OOS 50-4
Harvard Forest LTER program: The role of historical studies in ecological research and conservation planning

Wednesday, August 12, 2015: 2:30 PM
317, Baltimore Convention Center
David R. Foster, Harvard Forest, Harvard University, Petersham, MA
Background/Question/Methods

The guiding question of the Harvard Forest LTER program: What will be the multiple and interactive effects of climate change, natural disturbances, biotic interactions, human land-use, and forest dynamics on landscape-scale ecosystem dynamics, processes, and services over the next 50 years? How do these insights inform and motivate conservation action in the face of future land-use and environmental change?

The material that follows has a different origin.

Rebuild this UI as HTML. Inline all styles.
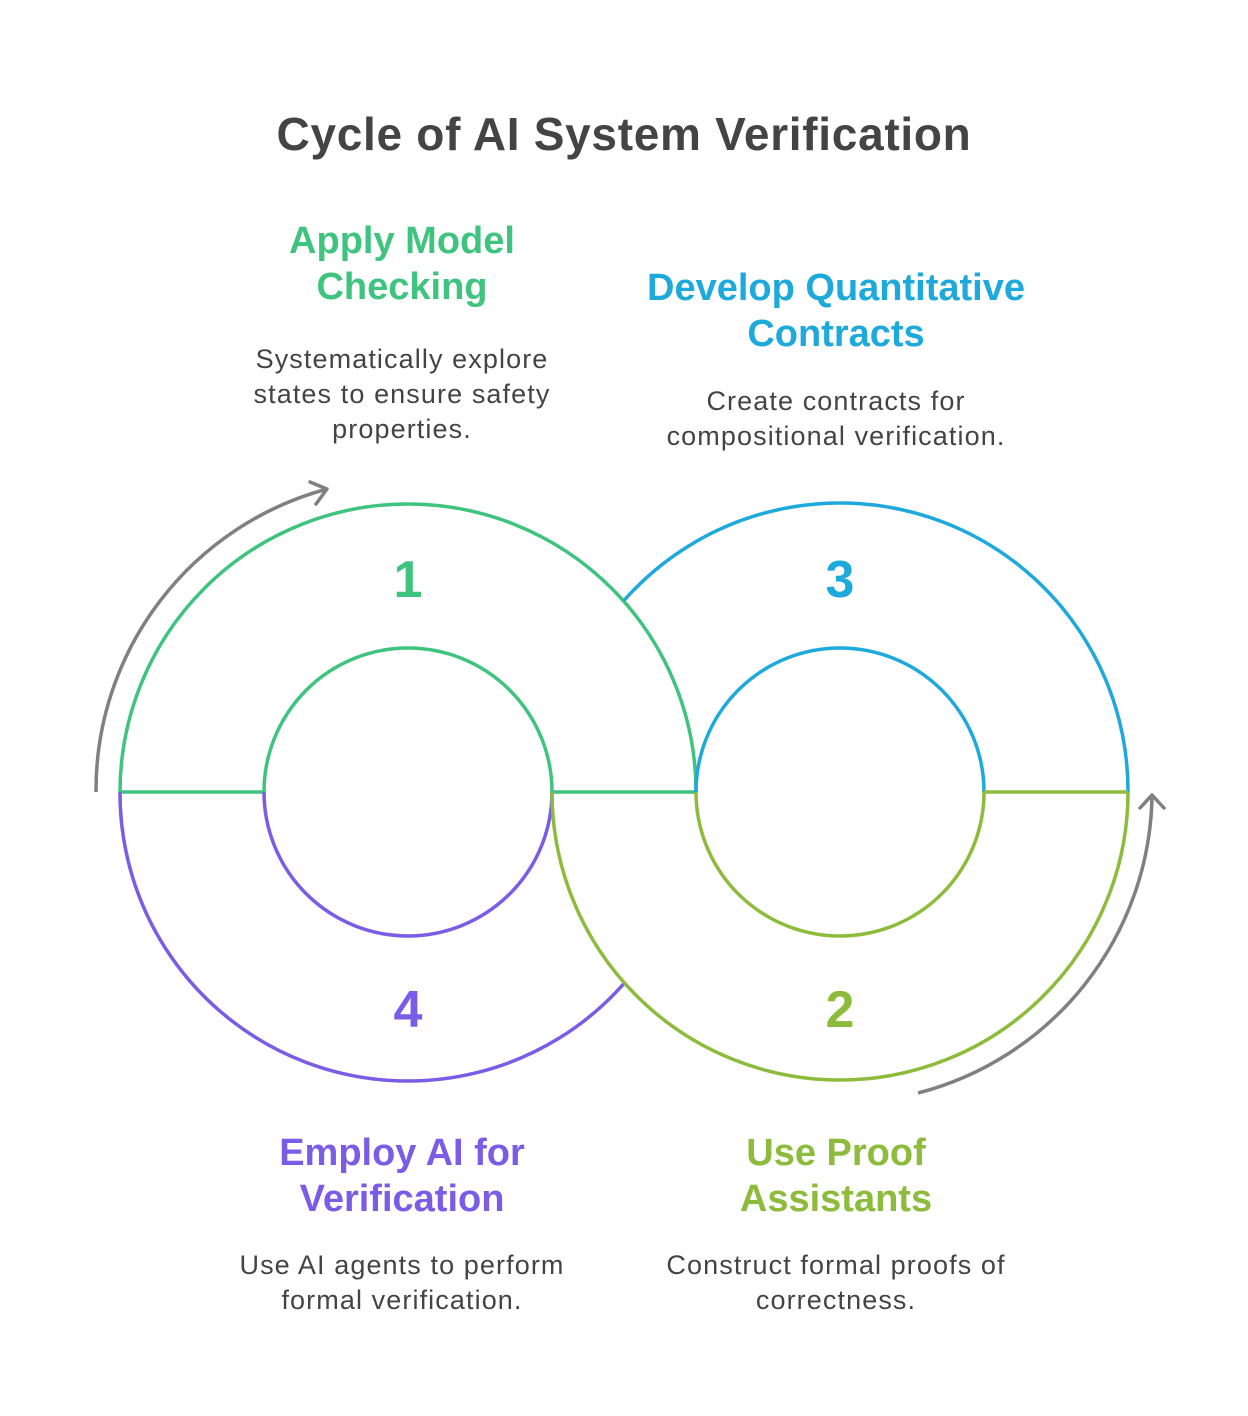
<!DOCTYPE html>
<html><head><meta charset="utf-8"><style>
html,body{margin:0;padding:0;background:#fff;}
body{width:1248px;height:1416px;position:relative;overflow:hidden;font-family:"Liberation Sans",sans-serif;}
.t{position:absolute;text-align:center;}
.h{font-weight:bold;font-size:38px;line-height:46px;}
.d{font-size:27px;line-height:35px;color:#444;letter-spacing:1.1px;}
</style></head><body>
<svg width="1248" height="1416" style="position:absolute;left:0;top:0" fill="none" stroke-width="3.5">
<path d="M120 792 A288 288 0 0 1 696 792" stroke="#3ec47f"/>
<path d="M264 792 A144 144 0 0 1 552 792" stroke="#3ec47f"/>
<path d="M120 792 H264 M552 792 H696" stroke="#3ec47f"/>
<path d="M120 792 A288 288 0 0 0 624 983.5" stroke="#7a5ce6"/>
<path d="M264 792 A144 144 0 0 0 552 792" stroke="#7a5ce6"/>
<path d="M624 600.5 A288 288 0 0 1 1128 792" stroke="#1ea9dc"/>
<path d="M696 792 A144 144 0 0 1 984 792" stroke="#1ea9dc"/>
<path d="M552 792 A288 288 0 0 0 1128 792" stroke="#8dbb3b"/>
<path d="M696 792 A144 144 0 0 0 984 792" stroke="#8dbb3b"/>
<path d="M984 792 H1128" stroke="#8dbb3b"/>
<path d="M96 792 A312 312 0 0 1 327 489" stroke="#808080"/>
<path d="M310 482 L327 489 L316 504" stroke="#808080" stroke-linecap="round" stroke-linejoin="round"/>
<path d="M1152 798 A312 312 0 0 1 918 1093" stroke="#808080"/>
<path d="M1140 808 L1152 795 L1164 808" stroke="#808080" stroke-linecap="round" stroke-linejoin="round"/>
<text x="408" y="597" text-anchor="middle" font-family="Liberation Sans" font-weight="bold" font-size="52" fill="#3ec47f" stroke="none">1</text>
<text x="840" y="597" text-anchor="middle" font-family="Liberation Sans" font-weight="bold" font-size="52" fill="#1ea9dc" stroke="none">3</text>
<text x="408" y="1027" text-anchor="middle" font-family="Liberation Sans" font-weight="bold" font-size="52" fill="#7a5ce6" stroke="none">4</text>
<text x="840" y="1027" text-anchor="middle" font-family="Liberation Sans" font-weight="bold" font-size="52" fill="#8dbb3b" stroke="none">2</text>
</svg>
<div class="t" style="left:0;width:1248px;top:108px;font-size:46px;font-weight:bold;color:#444;line-height:52px;letter-spacing:0.7px;">Cycle of AI System Verification</div>
<div class="t h" style="left:200px;width:404px;top:218px;color:#3ec47f;">Apply Model<br>Checking</div>
<div class="t d" style="left:180px;width:444px;top:342px;">Systematically explore<br>states to ensure safety<br>properties.</div>
<div class="t h" style="left:620px;width:432px;top:265px;color:#1ea9dc;">Develop Quantitative<br>Contracts</div>
<div class="t d" style="left:600px;width:472px;top:384px;">Create contracts for<br>compositional verification.</div>
<div class="t h" style="left:200px;width:404px;top:1130px;color:#7a5ce6;">Employ AI for<br>Verification</div>
<div class="t d" style="left:180px;width:444px;top:1248px;">Use AI agents to perform<br>formal verification.</div>
<div class="t h" style="left:620px;width:432px;top:1130px;color:#8dbb3b;">Use Proof<br>Assistants</div>
<div class="t d" style="left:600px;width:472px;top:1248px;">Construct formal proofs of<br>correctness.</div>
</body></html>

 Paleoecological, archaeological, and historical research provide a unique long-term perspective that inform this and related questions concerning human-ecosystem-environment interactions, explicitly: (1) were past environmental and ecological transitions smooth or abrupt and what were their drivers; (2) how do abrupt transitions in one ecosystem relate (in timing and rate) to those in other ecosystems regionally; and (3) how do human actions and land-use regimes shape and/or respond to episodes of rapid changes in climate and vegetation?  In turn, the resulting data sets inform our efforts to forecast future dynamics and scenarios and they play a major role in inspiring and guiding our work in conservation policy, land protection, and management. 

Results/Conclusions

Integrated studies reveal strong evidence for cultural continuity in hunter-gatherer-collector subsistence patterns during pre-history and a negligible role for humans and limited role for fire in shaping vegetation patterns.  Conversely, there is strong evidence that climate exerted a controlling influence structuring biotic assemblages and dynamics; human populations were responsive to these environmental and vegetation changes. Slow progressive changes in climate and plant assemblages were punctuated by abrupt transitions in forest ecosystems associated with rapid changes in temperature and precipitation interacting with extreme droughts.

 Historical land-use (deforestation, agriculture and abandonment, reforestation) conditions most ecosystems today through biotic, structural, and chemical legacies and the inertia of lengthy processes such as soil and forest development, plant dispersal, and animal migration.

 Emerging perspectives for conservation include: recognition that history has provided the region with a remarkable second chance to conserve its forests; motivation to advance forest and agricultural land protection to cope with looming land-use and climate impacts; advocacy for employing historically consistent approaches to land management, especially diversified agriculture rather than fire in maintaining culturally-derived biodiversity; hubris regarding the human capacity to manage environmental disturbances; and a healthy regard for the capacity of natural ecosystems to cope with stress and disturbance.